Tekinşen K. K., Nizamlioǧlu M.

Turkish Journal of Veterinary and Animal Sciences, vol.27, no.1, pp.153-160, 2003 (SCI-Expanded) identifier

  • Publication Type: Article / Article
  • Volume: 27 Issue: 1
  • Publication Date: 2003
  • Journal Name: Turkish Journal of Veterinary and Animal Sciences
  • Journal Indexes: Science Citation Index Expanded (SCI-EXPANDED), Scopus, TR DİZİN (ULAKBİM)
  • Page Numbers: pp.153-160
  • Keywords: Maraş cheese, Pressing, Quality, Scalding
  • Istanbul Gelisim University Affiliated: No


The study was designed to elicit some basic information on the effect of different pressing and scalding treatments applied to the curd with special reference to the standardization of Maraş cheese. For each experiment six different samples (IA, IB, IC, IIA, IIB, IIC) were used. The samples were manufactured experimentally by applying three different scalding treatments, 70 ± 1 °C/5 min. (A) , 75 ± °C/5 min. (B) and 80 ± °C/5 min (C), to each of two curds pressed for 1 h by 1:5 kg (I) and 1.5:5 kg (II) weights of milk used.

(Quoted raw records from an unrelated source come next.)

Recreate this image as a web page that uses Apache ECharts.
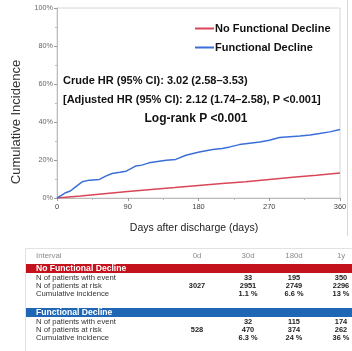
<!DOCTYPE html>
<html>
<head>
<meta charset="utf-8">
<script src="https://cdn.jsdelivr.net/npm/echarts@6/dist/echarts.min.js"></script>
<style>
  html, body { margin: 0; padding: 0; background: #fff; }
  #chart { width: 352px; height: 351px; }
</style>
</head>
<body>
<div id="chart"></div>
<script>
// Cumulative incidence curves (percent) by day after discharge
const declineDays = [0, 5, 11, 17, 24, 32, 41, 54, 62, 70, 80, 88, 100, 108, 117, 128, 139, 151, 164, 181, 198, 210, 220, 232, 245, 258, 270, 283, 296, 309, 322, 334, 347, 360];
const declineValues = [0, 1.3, 2.8, 3.7, 6.0, 8.5, 9.4, 9.8, 11.5, 12.9, 13.5, 14.1, 16.8, 17.3, 18.5, 19.2, 19.9, 20.3, 22.5, 24.2, 25.5, 26.1, 26.9, 28.1, 28.8, 29.5, 30.4, 31.8, 32.2, 32.6, 33.2, 33.9, 34.8, 36.0];
const noDeclineDays = [0, 30, 60, 90, 120, 150, 180, 210, 240, 270, 300, 330, 360];
const noDeclineValues = [0, 1.1, 2.3, 3.4, 4.5, 5.5, 6.6, 7.6, 8.6, 9.8, 10.9, 12.0, 13.2];

// Risk table
const intervals = ['0d', '30d', '180d', '1y'];
const rowLabels = ['N of patients with event', 'N of patients at risk', 'Cumulative incidence'];
const noDeclineEvents = ['', '33', '195', '350'];
const noDeclineAtRisk = ['3027', '2951', '2749', '2296'];
const noDeclineCumInc = ['', '1.1 %', '6.6 %', '13 %'];
const declineEvents = ['', '32', '115', '174'];
const declineAtRisk = ['528', '470', '374', '262'];
const declineCumInc = ['', '6.3 %', '24 %', '36 %'];

const FONT = '"Liberation Sans", Arial, sans-serif';
const RED = '#d94658';
const BLUE = '#3b6fd8';

const chart = echarts.init(document.getElementById('chart'), null, { renderer: 'canvas' });

const pairs = (xs, ys) => xs.map((x, i) => [x, ys[i]]);

// Table graphics
const colX = [197, 248, 294, 341];
const tableEls = [];
tableEls.push({ type: 'line', shape: { x1: 25.5, y1: 248.5, x2: 352, y2: 248.5 }, style: { stroke: '#e2e2e2', lineWidth: 1 } });
tableEls.push({ type: 'line', shape: { x1: 25.5, y1: 248.5, x2: 25.5, y2: 351 }, style: { stroke: '#e2e2e2', lineWidth: 1 } });
tableEls.push({ type: 'text', style: { x: 36, y: 256, text: 'Interval', font: '7.8px ' + FONT, fill: '#8a8a8a', verticalAlign: 'middle' } });
intervals.forEach((t, i) => {
  tableEls.push({ type: 'text', style: { x: colX[i], y: 256, text: t, font: '7.8px ' + FONT, fill: '#8a8a8a', align: 'center', verticalAlign: 'middle' } });
});

function group(bandY, title, color, rows) {
  tableEls.push({ type: 'rect', shape: { x: 26, y: bandY, width: 326, height: 9 }, style: { fill: color } });
  tableEls.push({ type: 'text', style: { x: 36, y: bandY + 4.7, text: title, font: 'bold 8.6px ' + FONT, fill: '#fff', verticalAlign: 'middle' } });
  rows.forEach((vals, r) => {
    const y = bandY + 14 + r * 7.8;
    tableEls.push({ type: 'text', style: { x: 36, y: y, text: rowLabels[r], font: '7.7px ' + FONT, fill: '#333', verticalAlign: 'middle' } });
    vals.forEach((v, i) => {
      if (v) tableEls.push({ type: 'text', style: { x: colX[i], y: y, text: v, font: 'bold 7.4px ' + FONT, fill: '#222', align: 'center', verticalAlign: 'middle' } });
    });
  });
}
group(264, 'No Functional Decline', '#c4121c', [noDeclineEvents, noDeclineAtRisk, noDeclineCumInc]);
group(308, 'Functional Decline', '#1f67b5', [declineEvents, declineAtRisk, declineCumInc]);

const option = {
  animation: false,
  backgroundColor: '#fff',
  grid: { left: 57, top: 8, width: 283, height: 190, show: true, borderColor: '#d6d6d6', borderWidth: 1, backgroundColor: 'transparent' },
  legend: {
    orient: 'vertical',
    left: 190, top: 18,
    itemGap: 8,
    itemWidth: 19, itemHeight: 2,
    icon: 'rect',
    textStyle: { fontFamily: FONT, fontWeight: 'bold', fontSize: 11, color: '#111', padding: [0, 0, 0, -4] },
    data: ['No Functional Decline', 'Functional Decline']
  },
  xAxis: {
    type: 'value', min: 0, max: 360, interval: 90,
    axisLine: { show: true, lineStyle: { color: '#bbb' } },
    axisTick: { show: true, length: 3, lineStyle: { color: '#999' } },
    minorTick: { show: true, splitNumber: 2, length: 2, lineStyle: { color: '#bbb' } },
    splitLine: { show: false },
    axisLabel: { fontFamily: FONT, fontSize: 7.5, color: '#444', margin: 5 }
  },
  yAxis: {
    type: 'value', min: 0, max: 100, interval: 20,
    axisLine: { show: true, lineStyle: { color: '#bbb' } },
    axisTick: { show: true, length: 3, lineStyle: { color: '#999' } },
    minorTick: { show: true, splitNumber: 2, length: 2, lineStyle: { color: '#bbb' } },
    splitLine: { show: false },
    axisLabel: { fontFamily: FONT, fontSize: 7.2, color: '#666', margin: 4, formatter: '{value}%' }
  },
  series: [
    { name: 'No Functional Decline', type: 'line', data: pairs(noDeclineDays, noDeclineValues), showSymbol: false, color: RED, lineStyle: { width: 1.5, color: RED } },
    { name: 'Functional Decline', type: 'line', data: pairs(declineDays, declineValues), showSymbol: false, color: BLUE, lineStyle: { width: 1.5, color: BLUE } }
  ],
  graphic: [
    { type: 'line', shape: { x1: 347.5, y1: 0, x2: 347.5, y2: 236 }, style: { stroke: '#d8d8d8', lineWidth: 1 } },
    { type: 'text', rotation: Math.PI / 2, x: 16, y: 122, style: { text: 'Cumulative Incidence', font: '13px ' + FONT, fill: '#333', align: 'center', verticalAlign: 'middle' } },
    { type: 'text', x: 194, y: 228, style: { text: 'Days after discharge (days)', font: '10.5px ' + FONT, fill: '#222', align: 'center', verticalAlign: 'middle' } },
    { type: 'text', x: 63, y: 81, style: { text: 'Crude HR (95% CI): 3.02 (2.58\u20133.53)', font: 'bold 11px ' + FONT, fill: '#111', verticalAlign: 'middle' } },
    { type: 'text', x: 63, y: 99.5, style: { text: '[Adjusted HR (95% CI): 2.12 (1.74\u20132.58), P <0.001]', font: 'bold 11px ' + FONT, fill: '#111', verticalAlign: 'middle' } },
    { type: 'text', x: 196, y: 119, style: { text: 'Log-rank P <0.001', font: 'bold 12px ' + FONT, fill: '#111', align: 'center', verticalAlign: 'middle' } }
  ].concat(tableEls)
};

chart.setOption(option);
</script>
</body>
</html>
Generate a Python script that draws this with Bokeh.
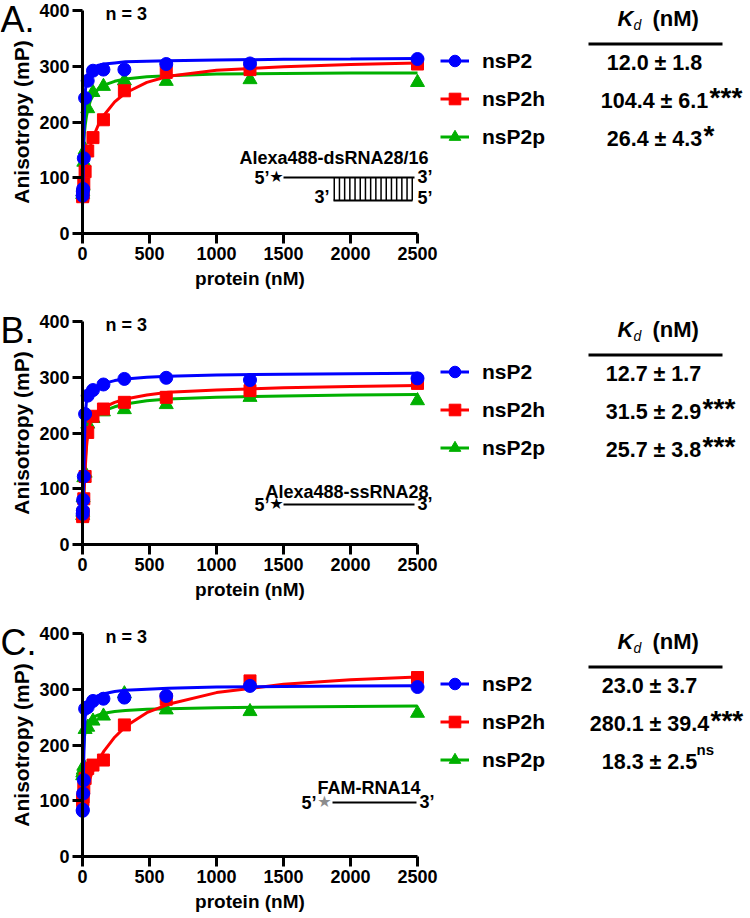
from bokeh.plotting import figure
from bokeh.models import Label, Legend, LegendItem, BoxAnnotation, FixedTicker, Range1d
from bokeh.layouts import column
from bokeh.embed import file_html
from bokeh.resources import INLINE

FONT = "Liberation Sans"
BLUE, RED, GREEN = "#0000ff", "#ff0000", "#00b000"

# ---------------- data ----------------
series = ["nsP2", "nsP2h", "nsP2p"]
conc = [2500, 1250, 625, 312.5, 156.25, 78.13, 39.06, 19.53, 9.77, 4.88, 2.44, 1.22]
fit_x = [0, 2.5, 5, 7.5, 10, 15, 20, 30, 40, 60, 80, 120, 160, 240, 320, 480, 640, 1000, 1500, 2000, 2500]

A_nsP2 = [313, 305, 304, 294, 294, 292, 274, 243, 135, 80, 75, 68]
A_nsP2h = [304, 294, 289, 256, 204, 172, 148, 111, 89, 72, 68, 66]
A_nsP2p = [271, 276, 273, 274, 264, 253, 224, 150, 128, 85, 75, 70]
A_fit_nsP2 = [47, 72, 105, 140, 172, 222, 252, 276, 286, 294, 298, 302, 304, 306, 308, 309, 310, 311, 312.5, 313, 314]
A_fit_nsP2h = [62, 68, 74, 80, 86, 97, 107, 124, 138, 158, 173, 196, 212, 236, 252, 271, 282, 293, 299, 303, 306]
A_fit_nsP2p = [120, 135, 147, 158, 167, 182, 194, 211, 223, 239, 248, 260, 266, 273, 277, 281, 283, 286, 287, 288, 288]
A_kd = ["12.0 ± 1.8", "104.4 ± 6.1", "26.4 ± 4.3"]
A_sig = ["", "***", "*"]

B_nsP2 = [298, 295, 299, 297, 287, 277, 267, 234, 122, 80, 61, 55]
B_nsP2h = [289, 276, 264, 255, 243, 230, 201, 122, 82, 55, 52, 50]
B_nsP2p = [258, 264, 251, 242, 238, 226, 216, 128, 120, 84, 58, 52]
B_fit_nsP2 = [50, 62, 80, 100, 125, 185, 232, 258, 266, 273, 278, 284, 289, 294, 297, 300, 302, 304, 305.5, 306.5, 307]
B_fit_nsP2h = [50, 56, 63, 72, 84, 110, 135, 175, 200, 220, 230, 240, 246, 255, 261, 268, 273, 277, 281, 283.5, 285]
B_fit_nsP2p = [55, 62, 72, 84, 97, 125, 150, 185, 204, 218, 226, 234, 240, 247, 252, 258, 261, 264, 266.5, 268, 269]
B_kd = ["12.7 ± 1.7", "31.5 ± 2.9", "25.7 ± 3.8"]
B_sig = ["", "***", "***"]

C_nsP2 = [304, 306, 288, 285, 283, 279, 268, 265, 137, 113, 84, 82]
C_nsP2h = [321, 315, 282, 236, 173, 164, 158, 140, 122, 107, 102, 100]
C_nsP2p = [257, 260, 263, 292, 252, 243, 232, 228, 162, 155, 150, 145]
C_fit_nsP2 = [85, 100, 120, 150, 180, 225, 250, 266, 273, 280, 284, 289, 292, 296, 298, 300, 302, 304, 305, 306, 306.5]
C_fit_nsP2h = [100, 102, 104, 106, 108, 112, 116, 123, 130, 143, 155, 173, 189, 214, 233, 258, 273, 294, 309, 317, 322]
C_fit_nsP2p = [160, 170, 180, 190, 200, 215, 224, 234, 240, 246, 250, 254, 257, 260, 262, 264, 265, 267, 268, 269, 270]
C_kd = ["23.0 ± 3.7", "280.1 ± 39.4", "18.3 ± 2.5"]
C_sig = ["", "***", "ns"]

x_ticks = [0, 500, 1000, 1500, 2000, 2500]
y_ticks = [0, 100, 200, 300, 400]

# --------------------------------------------------------------
W_BOLD = {"0": .556, "1": .556, "2": .556, "3": .556, "4": .556, "5": .556,
          "6": .556, "7": .556, "8": .556, "9": .556, ".": .278, " ": .278, "±": .584}

FIG_W = 750
PX_PER_NM = 335 / 2500      # x scale (px per nM)
PX_PER_MP = 223 / 400       # y scale (px per mP)
X0_PX = 82                  # x=0 position from the canvas left
VAL_FS = 21.5


def text_w(s, size):
    return sum(W_BOLD.get(c, .6) for c in s) * size


def make_panel(letter, pts, fits, kd, sig, probe, height, top, cx):
    zero_px = top + 223                    # y=0 from the canvas top
    xs = -X0_PX / PX_PER_NM
    xe = xs + FIG_W / PX_PER_NM
    ye = 400 + top / PX_PER_MP
    ys = -(height - zero_px) / PX_PER_MP
    p = figure(width=FIG_W, height=height, min_border=0,
               x_range=Range1d(xs, xe), y_range=Range1d(ys, ye),
               output_backend="svg", toolbar_location=None)
    p.title.visible = False
    p.grid.visible = False
    p.outline_line_color = None
    p.background_fill_color = "white"
    p.border_fill_color = "white"

    ox = X0_PX - 6           # reference point for annotation offsets (screen px)
    oy = height - zero_px    # y=0 line in screen px (from bottom)

    def lab(x, y, text, size, style="bold", align="left", baseline="middle",
            color="black", font=FONT):
        p.add_layout(Label(x=ox + x, y=oy + y, x_units="screen", y_units="screen",
                           text=text, text_font=font, text_font_size=f"{size}px",
                           text_font_style=style, text_align=align,
                           text_baseline=baseline, text_color=color))

    def box(l, r, b, t):
        p.add_layout(BoxAnnotation(left=ox + l, right=ox + r, bottom=oy + b, top=oy + t,
                                   left_units="screen", right_units="screen",
                                   bottom_units="screen", top_units="screen",
                                   fill_color="black", fill_alpha=1.0,
                                   line_alpha=0))

    p.xaxis.ticker = FixedTicker(ticks=x_ticks)
    p.xaxis.bounds = (0, 2500)
    p.xaxis.fixed_location = 0
    p.yaxis.ticker = FixedTicker(ticks=y_ticks)
    p.yaxis.bounds = (0, 400)
    p.yaxis.fixed_location = 0
    p.xaxis.axis_label = "protein (nM)"
    p.yaxis.axis_label = "Anisotropy (mP)"
    for ax in p.axis:
        ax.axis_line_width = 3
        ax.axis_line_color = "black"
        ax.major_tick_line_width = 3
        ax.major_tick_line_color = "black"
        ax.major_tick_out = 10
        ax.major_tick_in = 0
        ax.minor_tick_line_color = None
        ax.major_label_text_font = FONT
        ax.major_label_text_font_style = "bold"
        ax.major_label_text_font_size = "18px"
        ax.major_label_text_color = "black"
        ax.major_label_standoff = 3
        ax.axis_label_text_font = FONT
        ax.axis_label_text_font_style = "bold"
        ax.axis_label_text_color = "black"
    p.xaxis.axis_label_text_font_size = "19px"
    p.xaxis.axis_label_standoff = 5
    p.yaxis.axis_label_text_font_size = "21px"
    p.yaxis.axis_label_standoff = 3

    colors = [BLUE, RED, GREEN]
    markers = ["circle", "square", "triangle"]
    sizes = [13, 12, 14]
    rends = {}
    for i in [2, 1, 0]:
        lr = p.line(fit_x, fits[i], line_width=3, color=colors[i])
        sr = p.scatter(conc, pts[i], marker=markers[i], size=sizes[i],
                       fill_color=colors[i], line_color=colors[i])
        rends[i] = [lr, sr]

    items = [LegendItem(label=series[i], renderers=rends[i]) for i in range(3)]
    leg = Legend(items=items, location=(ox + 364, oy + 80), orientation="vertical",
                 glyph_width=29, glyph_height=33, spacing=5, label_standoff=13,
                 padding=0, margin=0, border_line_alpha=0,
                 background_fill_alpha=0, label_text_font=FONT,
                 label_text_font_style="bold", label_text_font_size="21px",
                 label_text_color="black")
    p.add_layout(leg)

    # panel letter and n
    lab(-76, 214, letter, 36, style="normal")
    lab(29, 220, "n = 3", 18)

    # Kd table
    lab(541, 215, "K", 22, style="bold italic")
    lab(557, 209, "d", 14, style="italic")
    lab(576, 215, "(nM)", 22)
    box(512, 646, 188, 191)
    rows_y = [171, 133, 95]
    for k in range(3):
        lab(cx, rows_y[k], kd[k], VAL_FS, align="center")
        xr = cx + text_w(kd[k], VAL_FS) / 2
        if sig[k] == "ns":
            lab(xr - 1, rows_y[k] + 12, "ns", 15)
        elif sig[k]:
            lab(xr + 1, rows_y[k] + 3, sig[k], 28)

    # RNA schematic
    if probe == "ds":
        lab(352, 76, "Alexa488-dsRNA28/16", 18, align="right")
        lab(193, 56, "5\u2019", 18, align="right")
        lab(200, 57, "\u2605", 16, style="normal", align="center", font="DejaVu Sans")
        box(207, 338, 55, 57)
        lab(341, 57, "3\u2019", 18)
        lab(253, 37, "3\u2019", 18, align="right")
        box(257, 336, 32, 34)
        n = 16
        for j in range(n):
            xx = 257 + j * (335 - 257) / (n - 1)
            box(xx, xx + 1.5, 33, 56)
        lab(341, 36, "5\u2019", 18)
    elif probe == "ss":
        lab(352, 53, "Alexa488-ssRNA28", 18, align="right")
        lab(193, 40, "5\u2019", 18, align="right")
        lab(200, 41, "\u2605", 16, style="normal", align="center", font="DejaVu Sans")
        box(207, 338, 39, 41)
        lab(341, 41, "3\u2019", 18)
    else:
        lab(344, 69, "FAM-RNA14", 18, align="right")
        lab(240, 54, "5\u2019", 18, align="right")
        lab(248, 55, "\u2605", 16, style="normal", align="center",
            color="#8c8c8c", font="DejaVu Sans")
        box(256, 340, 53, 55)
        lab(343, 55, "3\u2019", 18)
    return p


pA = make_panel("A.", [A_nsP2, A_nsP2h, A_nsP2p],
                [A_fit_nsP2, A_fit_nsP2h, A_fit_nsP2p], A_kd, A_sig, "ds", 311, 10, 578)
pB = make_panel("B.", [B_nsP2, B_nsP2h, B_nsP2p],
                [B_fit_nsP2, B_fit_nsP2h, B_fit_nsP2p], B_kd, B_sig, "ss", 311, 10, 577)
pC = make_panel("C.", [C_nsP2, C_nsP2h, C_nsP2p],
                [C_fit_nsP2, C_fit_nsP2h, C_fit_nsP2p], C_kd, C_sig, "fam", 295, 11, 573)

layout = column(pA, pB, pC, spacing=0)
open("out.html", "w").write(file_html(layout, INLINE))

All experimental samples were examined microbiologically, chemically and physically on the first, 15th, 30th, 60th and 90th adys of the ripening period in addition to the assessment of the sensorial characteristics of 30, 60 and 90-day-old experimental samples. During the ripening period no regular changes were found in the fat, moisture, ash, salt content and acidity, pH and aw values of the samples, although moisture content increased by 1-4% at the end of ripening. It was determined that sample IB in group I had a high aw value and the difference between IA and IB was significant at p < 0.05. Aerobic mesophilic and Lactobacillus microorganisms decreased in number at different rates toward the end of the ripening period, although the decrease was not considerable in the colony count of aerobic mesophilic microorganisms after the 30th day of ripening. Sample IA had the maximum total sensorial score on the 30th and 90th days of the ripening period and IB on the 60th day. It is concluded that pressing and scalding treatments applied to the curds slightly affected the chemical and physical characteristics and that treatments by pressing for 1 h by 1:5 weight of milk used and of scalding at 70 ± °C for 5 min will give better sensorial quality characteristics, particularly with regard to appearance.